The opamps are coupled to the input pair sometimes you will see series resistors in the base leads for stability(IIRC)
Think of the amp like a big opamp
Did fender change the orignal speaker to a different one? I ask because of the mixed feedback

look at page three source impedance effects
https://www.jensen-transformers.com/wp-content/uploads/2014/08/an001.pdf
https://www.ti.com/lit/an/slyt087/s...68990&ref_url=https%3A%2F%2Fwww.google.com%2F
https://sound-au.com/articles/current-drive.htm
https://sound-au.com/articles/guitar-amps.htm
 
i think that is what Philbo King was hinting at, i got a Bat41 going in there right now,

thanks Gus! i think your right about the current f/b,
i was thinking that phase shift from the f/b network might be having some effects on this circuit,
so i swept the amp up to 50 k hz but thae amp did fine,
 
Last edited:
Thanks John, i will take a look,

i think i might have had a bad solder joint on q11 because after soldering just one end of the diode to the collector, the amp works, going on 3 hours now.

diode does not harm the sine wave in any way, so i stuck the other end on there as well and stuffed the chassis back in the box, show time in about 5 hours...




 
tried putting an rf generator antenna near the circuit on both Am and FM while sweeping, can not get the amp into failure mode

tried heating up all the transistors with the soldering iron, no change,

tried running the amp at higher wattages to generate more heat, no change,

then, i accidentlly touched the speaker leads together while running at about 5 watts and the amp when into failure mode (bottom of wave chopped)
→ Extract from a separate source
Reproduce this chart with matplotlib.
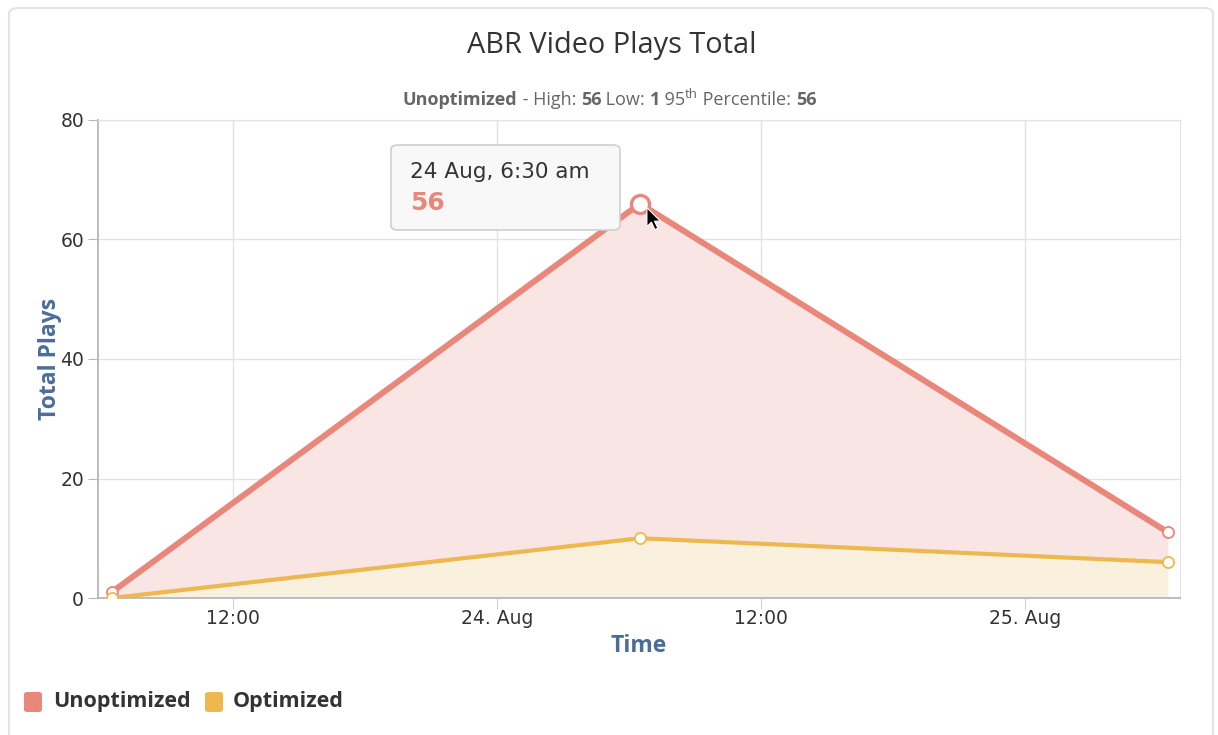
import matplotlib
matplotlib.use("Agg")
import matplotlib.pyplot as plt
import matplotlib.dates as mdates
from matplotlib.patches import FancyBboxPatch, Polygon
import matplotlib.transforms as mtransforms
from datetime import datetime

# ── data ──────────────────────────────────────────────────────────────────
times = [datetime(2017, 8, 23, 6, 30), datetime(2017, 8, 24, 6, 30), datetime(2017, 8, 25, 6, 30)]
unoptimized = [1, 56, 5]
optimized = [0, 10, 6]
series_names = ["Unoptimized", "Optimized"]
hover_index = 1
# ──────────────────────────────────────────────────────────────────────────

RED, RED_FILL = "#e8877a", "#f9e5e3"
YEL, YEL_FILL = "#edb94f", "#faf0de"
AXIS_BLUE = "#4a6d9c"
W, H = 1218, 735

def px(x, y):
    # pixel position (from top-left) -> figure fraction
    return x / W, 1 - y / H

fig = plt.figure(figsize=(W / 100, H / 100), dpi=100)

# card outline
card = FancyBboxPatch(px(9, 800), 1204 / W, 792 / H, boxstyle="round,pad=0,rounding_size=0.008",
                      transform=fig.transFigure, fc="white", ec="#e4e4e4", lw=1.5, zorder=-5)
fig.patches.append(card)

ax = fig.add_axes([98 / W, 1 - 598 / H, (1180 - 98) / W, (598 - 120) / H])
ax.set_facecolor("none")

stack_top = [o + u for o, u in zip(optimized, unoptimized)]
ax.fill_between(times, 0, optimized, color=YEL_FILL, lw=0, zorder=1)
ax.fill_between(times, optimized, stack_top, color=RED_FILL, lw=0, zorder=1)
ax.plot(times, stack_top, color=RED, lw=4.3, zorder=3, solid_capstyle="round")
ax.plot(times, optimized, color=YEL, lw=3.0, zorder=3, solid_capstyle="round")
ax.plot(times, stack_top, ls="none", marker="o", ms=8, mfc="white", mec=RED, mew=1.3, zorder=4)
ax.plot(times, optimized, ls="none", marker="o", ms=8, mfc="white", mec=YEL, mew=1.3, zorder=4)
# hovered point
ax.plot([times[hover_index]], [stack_top[hover_index]], ls="none", marker="o", ms=13,
        mfc="white", mec=RED, mew=2.4, zorder=5, clip_on=False)

ax.set_xlim(datetime(2017, 8, 23, 5, 52), datetime(2017, 8, 25, 7, 3))
ax.set_ylim(0, 80)
ax.set_yticks([0, 20, 40, 60, 80])
ax.xaxis.set_major_locator(mdates.HourLocator(byhour=[0, 12]))

def fmt_time(v, pos):
    d = mdates.num2date(v)
    return d.strftime("%d. %b") if d.hour == 0 else d.strftime("%H:%M")

ax.xaxis.set_major_formatter(plt.FuncFormatter(fmt_time))
ax.grid(True, color="#e3e3e3", lw=1, zorder=0)
ax.set_axisbelow(True)
for s in ("top", "right"):
    ax.spines[s].set_color("#e3e3e3")
for s in ("left", "bottom"):
    ax.spines[s].set_color("#b8b8b8")
    ax.spines[s].set_linewidth(1.3)
ax.tick_params(axis="x", length=8, color="#d0d0d0", labelsize=13.5, pad=0, labelcolor="#333333")
ax.tick_params(axis="y", length=7, color="#b8b8b8", labelsize=13.5, pad=3, labelcolor="#333333")

ax.set_xlabel("Time", fontname="Open Sans", fontweight="bold", fontsize=16.5, color=AXIS_BLUE, labelpad=4)
ax.set_ylabel("Total Plays", fontname="Open Sans", fontweight="bold", fontsize=16.5, color=AXIS_BLUE, labelpad=-1)

# tooltip
tip = FancyBboxPatch(px(391, 230), 229 / W, 85 / H, boxstyle="round,pad=0,rounding_size=0.006",
                     transform=fig.transFigure, fc="#f8f8f8", ec="#cfcfcf", lw=1.2, zorder=10)
fig.patches.append(tip)
fig.text(*px(410, 172), times[hover_index].strftime("%d %b, ") + "6:30 am", ha="left", va="center",
         fontsize=15.5, color="#333333", zorder=11)
fig.text(*px(410, 203), str(unoptimized[hover_index]), ha="left", va="center",
         fontsize=18, fontweight="bold", color=RED, zorder=11)

# title + subtitle
fig.text(*px(612, 46), "ABR Video Plays Total", ha="center", va="center",
         fontname="Open Sans", fontsize=20.8, color="#333333")

sub_parts = [("Unoptimized", "bold", 13, 0), (" - High: ", "normal", 13, 0), ("56", "bold", 13, 0),
             (" Low: ", "normal", 13, 0), ("1", "bold", 13, 0), (" 95", "normal", 13, 0),
             ("th", "normal", 9.5, 6), (" Percentile: ", "normal", 13, 0), ("56", "bold", 13, 0)]
renderer = fig.canvas.get_renderer()
x_cur = 403
for txt, weight, size, rise in sub_parts:
    t = fig.text(*px(x_cur, 100 - rise), txt, ha="left", va="center", fontname="Open Sans",
                 fontweight=weight, fontsize=size, color="#666666")
    x_cur += t.get_window_extent(renderer).width

# mouse pointer next to the hovered point
tip_pt = ax.transData.transform((mdates.date2num(times[hover_index]), stack_top[hover_index]))
cursor_tr = mtransforms.Affine2D().translate(*tip_pt) + mtransforms.ScaledTranslation(7 / 100, -4 / 100, fig.dpi_scale_trans)
cursor = Polygon([(0, 0), (0, -19), (4.5, -14.5), (8, -22), (11, -20.5), (7.5, -13.5), (13.5, -13.5)],
                 closed=True, fc="black", ec="white", lw=0.8, transform=cursor_tr, zorder=20)
fig.patches.append(cursor)

# legend
for (sx, tx), name, col in zip([(24, 53), (205, 233)], series_names, [RED, YEL]):
    sq = FancyBboxPatch(px(sx, 712), 18 / W, 20 / H, boxstyle="round,pad=0,rounding_size=0.003",
                        transform=fig.transFigure, fc=col, ec="none")
    fig.patches.append(sq)
    fig.text(*px(tx, 702), name, ha="left", va="center", fontname="Open Sans",
             fontweight="bold", fontsize=15.5, color="#333333")

fig.savefig("out.png", dpi=100)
so there is something unstable about the feedback loop from the speaker leads,
 
CJ

That is the reason I posted
Did fender change the original speaker to a different one? I ask because of the mixed feedback.
Maybe the amp was designed with a different speaker and then it was changed during production?
The speaker is part of the feedback network and inductive etc.
 
Speaks are stock ,

I am going to replace the transistors that come after the diff pair, right before the amp craps out it makes some fizz that sounds like a P/N junction going south.
 
By the name Veb, CJ probably meant the voltage between the emitter of the transistor and the negative supply voltage. After all, if that transistor is faulty, the whole amplifier wouldn't be able to work at all.

And to be precise, VEB on that transistor should be around -0.6V. VBE should be 0.6V.